A free lunch: manifolds of positive reach can be smoothed without decreasing the reach
Hana Dal Poz Kouřimská, André Lieutier, Mathijs Wintraecken
TL;DR
The paper proves that any compact manifold in $\mathbb{R}^d$ with positive reach $R$ can be arbitrarily closely approximated by a $C^\infty$ embedded submanifold without substantial loss of reach. By locally representing the manifold as a graph of a $C^{1,1}$ map from the tangent to normal space and then smoothing via kernel convolution within a partition-of-unity framework, the authors control Lipschitz constants and derivative bounds. Federer’s reach characterization is used to quantify how smoothing affects the reach, with careful bounds on tangent-space angles and local Hausdorff distances, enabling a global $C^1$-proximate smoothing that preserves reach up to $\varepsilon$. The result implies that dense, smooth approximations exist for the class of positive-reach manifolds, allowing the transfer of $C^2$-manifold results to broader, non-smooth settings for free, with potential impact on geometric algorithms such as triangulation, reconstruction, and curvature estimation. Overall, the work provides a constructive smoothing pathway that preserves geometric integrity while increasing regularity. $$\text{rch}(\mathcal{M}')\ge R-\varepsilon, \quad \mathcal{M}'\to\mathcal{M}\text{ in }C^1\text{, and } \mathcal{M}'\text{ is }C^\infty.$$
Abstract
Assumptions on the reach are crucial for ensuring the correctness of many geometric and topological algorithms, including triangulation, manifold reconstruction and learning, homotopy reconstruction, and methods for estimating curvature or reach.
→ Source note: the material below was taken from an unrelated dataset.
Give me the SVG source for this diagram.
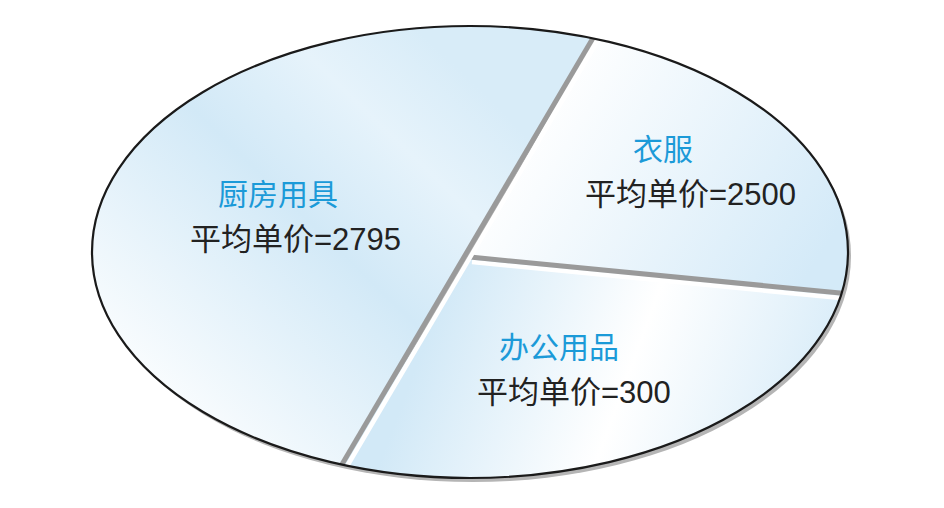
<svg xmlns="http://www.w3.org/2000/svg" width="944" height="508" viewBox="0 0 944 508">
<style>
.lbl{font-family:"Liberation Sans","Noto Sans CJK SC",sans-serif;font-size:30px;fill:#1b9ad8}
.val{font-family:"Liberation Sans","Noto Sans CJK SC",sans-serif;font-size:31px;fill:#222}
.div{stroke:#9a9a9a;stroke-width:5;fill:none}
.hl{stroke:#ffffff;stroke-width:4.5;fill:none}
</style>
<defs>
<clipPath id="ell"><ellipse cx="470" cy="252" rx="378" ry="226"/></clipPath>
<clipPath id="cL"><polygon points="0,0 615,0 316,508 0,508"/></clipPath>
<clipPath id="cTR"><polygon points="615,0 944,0 944,303 470,257"/></clipPath>
<clipPath id="cBR"><polygon points="470,257 944,303 944,508 316,508"/></clipPath>
<linearGradient id="gL" gradientUnits="userSpaceOnUse" x1="140" y1="420" x2="470" y2="80">
<stop offset="0" stop-color="#ffffff"/>
<stop offset="0.55" stop-color="#d2e9f7"/>
<stop offset="0.8" stop-color="#e6f3fb"/>
<stop offset="1" stop-color="#d8ecf8"/>
</linearGradient>
<linearGradient id="gTR" gradientUnits="userSpaceOnUse" x1="560" y1="70" x2="830" y2="240">
<stop offset="0" stop-color="#ffffff"/>
<stop offset="1" stop-color="#d4eaf8"/>
</linearGradient>
<linearGradient id="gBR" gradientUnits="userSpaceOnUse" x1="440" y1="300" x2="820" y2="440">
<stop offset="0" stop-color="#d2e9f7"/>
<stop offset="0.5" stop-color="#ffffff"/>
<stop offset="1" stop-color="#d6ebf8"/>
</linearGradient>
</defs>
<ellipse cx="473" cy="256" rx="378" ry="226" fill="#b5b5b5"/>
<g clip-path="url(#ell)">
<g id="kitchen-slice"><rect x="0" y="0" width="944" height="508" fill="url(#gL)" clip-path="url(#cL)"/></g>
<g id="clothes-slice"><rect x="0" y="0" width="944" height="508" fill="url(#gTR)" clip-path="url(#cTR)"/></g>
<g id="office-slice"><rect x="0" y="0" width="944" height="508" fill="url(#gBR)" clip-path="url(#cBR)"/></g>
<g id="connectors">
<line class="hl" x1="472" y1="262" x2="850" y2="299"/>
<line class="div" x1="470" y1="257" x2="850" y2="294"/>
<line class="hl" x1="598" y1="40" x2="346" y2="468"/>
<line class="div" x1="593" y1="38" x2="341" y2="466"/>
</g>
</g>
<ellipse cx="470" cy="252" rx="378" ry="226" fill="none" stroke="#1a1a1a" stroke-width="2.2"/>
<g id="kitchen">
<text class="lbl" x="218" y="205">厨房用具</text>
<text class="val" x="190" y="250">平均单价=2795</text>
</g>
<g id="clothes">
<text class="lbl" x="633" y="160">衣服</text>
<text class="val" x="585" y="205">平均单价=2500</text>
</g>
<g id="office">
<text class="lbl" x="499" y="358">办公用品</text>
<text class="val" x="477" y="403">平均单价=300</text>
</g>
</svg>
However, these assumptions are often coupled with the requirement that the manifold be smooth, typically at least C^2 .In this paper, we prove that any manifold with positive reach can be approximated arbitrarily well by a C^$\infty$ manifold without significantly reducing the reach, by employing techniques from differential topology -partitions of unity and smoothing using convolution kernels. This result implies that nearly all theorems established for C^2 manifolds with a certain reach naturally extend to manifolds with the same reach, even if they are not C^2 , for free!